◆ Set task ◆
Your task is to retype, word for word, the lines from the start of the data through the line holding "yticks = list(range(0, 21))". Do not include the pictures.

◆ Data records ◆
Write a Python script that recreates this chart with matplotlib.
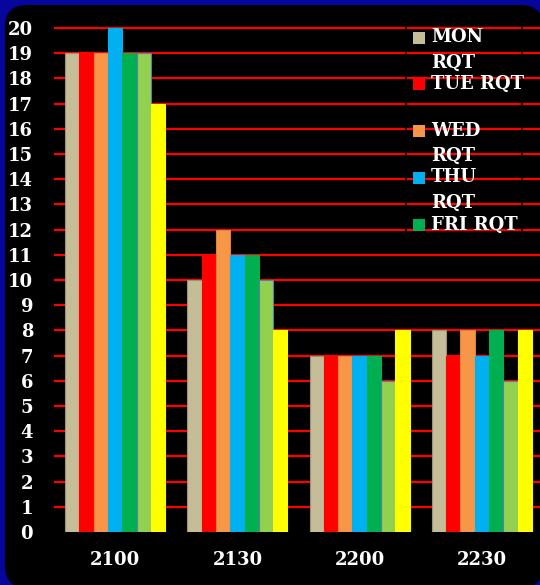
import matplotlib
matplotlib.use("Agg")
import matplotlib.pyplot as plt
from matplotlib.patches import FancyBboxPatch, Rectangle
from matplotlib.transforms import IdentityTransform
import numpy as np

categories = ["2100", "2130", "2200", "2230"]
series_names = ["MON RQT", "TUE RQT", "WED RQT", "THU RQT", "FRI RQT", "SAT RQT", "SUN RQT"]
legend_labels = ["MON\nRQT", "TUE RQT", "WED\nRQT", "THU\nRQT", "FRI RQT"]
mon = [19, 10, 7, 8]
tue = [19, 11, 7, 7]
wed = [19, 12, 7, 8]
thu = [20, 11, 7, 7]
fri = [19, 11, 7, 8]
sat = [19, 10, 6, 6]
sun = [17, 8, 8, 8]
values = [mon, tue, wed, thu, fri, sat, sun]
colors = ["#C4BD97", "#FF0000", "#F79646", "#00B0F0", "#00B050", "#92D050", "#FFFF00"]
edges = ["#9c9474", "#FF0000", "#e0843c", "#00B0F0", "#00B050", "#5a7fa8", "#FFFF00"]
yticks = list(range(0, 21))

W, H = 540, 585
fig = plt.figure(figsize=(W / 100, H / 100), dpi=100)
fig.patch.set_facecolor("#06069c")

# black rounded panel (pixel coords)
panel = FancyBboxPatch((5, -3), 538, H - 5 + 3,
                       boxstyle="round,pad=0,rounding_size=22",
                       transform=IdentityTransform(), facecolor="black",
                       edgecolor="none", zorder=-5)
fig.patches.append(panel)

ymax = 20.4
px_per_unit = 25.2
ax_left, ax_right, ax_bottom = 54, 543, 532
ax_h = ymax * px_per_unit
ax = fig.add_axes([ax_left / W, 1 - ax_bottom / H, (ax_right - ax_left) / W, ax_h / H])
ax.set_facecolor("none")
ax.set_zorder(1)

x = np.arange(len(categories))
n = len(values)
bw = 0.82 / n
for i, (vals, c, e) in enumerate(zip(values, colors, edges)):
    ax.bar(x + (i - (n - 1) / 2) * bw, vals, width=bw, color=c, edgecolor=e,
           linewidth=0.8, zorder=3)

ax.set_xlim(-0.5, 3.5)
ax.set_ylim(0, ymax)
ax.set_yticks(yticks)
ax.set_xticks(x)
ax.set_xticklabels(categories)
ax.grid(axis="y", color="#FF0000", linewidth=1.6, zorder=1)
ax.set_axisbelow(True)
ax.yaxis.get_gridlines()[0].set_visible(False)
for s in ax.spines.values():
    s.set_visible(False)
ax.tick_params(axis="both", length=0, colors="white", labelsize=13)
ax.tick_params(axis="y", pad=15)
ax.tick_params(axis="x", pad=14)
for lab in ax.get_xticklabels() + ax.get_yticklabels():
    lab.set_fontfamily("DejaVu Serif")
    lab.set_fontweight("bold")

# legend (manual, matching layout)
frame = Rectangle((406, H - 245), 116, 225, transform=IdentityTransform(),
                  facecolor="none", edgecolor="black", linewidth=1.2, zorder=4)
fig.patches.append(frame)
entry_y = [37.5, 84, 130.5, 177.5, 225]
for lab, c, ey in zip(legend_labels, colors, entry_y):
    fig.patches.append(Rectangle((413, H - ey - 6), 12, 12, transform=IdentityTransform(),
                                 facecolor=c, edgecolor="none", zorder=5))
    fig.text(431 / W, 1 - (ey - 9) / H, lab, color="white", fontsize=13,
             fontfamily="DejaVu Serif", fontweight="bold", va="top", ha="left",
             linespacing=1.55, zorder=6)

fig.savefig("out.png", dpi=100, facecolor=fig.get_facecolor())
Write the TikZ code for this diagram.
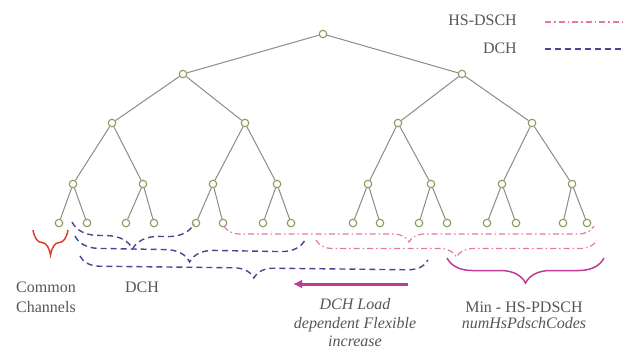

◆ Complete response ◆
Write a Python script that recreates this chart with matplotlib.
import matplotlib
matplotlib.use("Agg")
import matplotlib.pyplot as plt
from matplotlib.patches import FancyBboxPatch, Rectangle
from matplotlib.transforms import IdentityTransform
import numpy as np

categories = ["2100", "2130", "2200", "2230"]
series_names = ["MON RQT", "TUE RQT", "WED RQT", "THU RQT", "FRI RQT", "SAT RQT", "SUN RQT"]
legend_labels = ["MON\nRQT", "TUE RQT", "WED\nRQT", "THU\nRQT", "FRI RQT"]
mon = [19, 10, 7, 8]
tue = [19, 11, 7, 7]
wed = [19, 12, 7, 8]
thu = [20, 11, 7, 7]
fri = [19, 11, 7, 8]
sat = [19, 10, 6, 6]
sun = [17, 8, 8, 8]
values = [mon, tue, wed, thu, fri, sat, sun]
colors = ["#C4BD97", "#FF0000", "#F79646", "#00B0F0", "#00B050", "#92D050", "#FFFF00"]
edges = ["#9c9474", "#FF0000", "#e0843c", "#00B0F0", "#00B050", "#5a7fa8", "#FFFF00"]
yticks = list(range(0, 21))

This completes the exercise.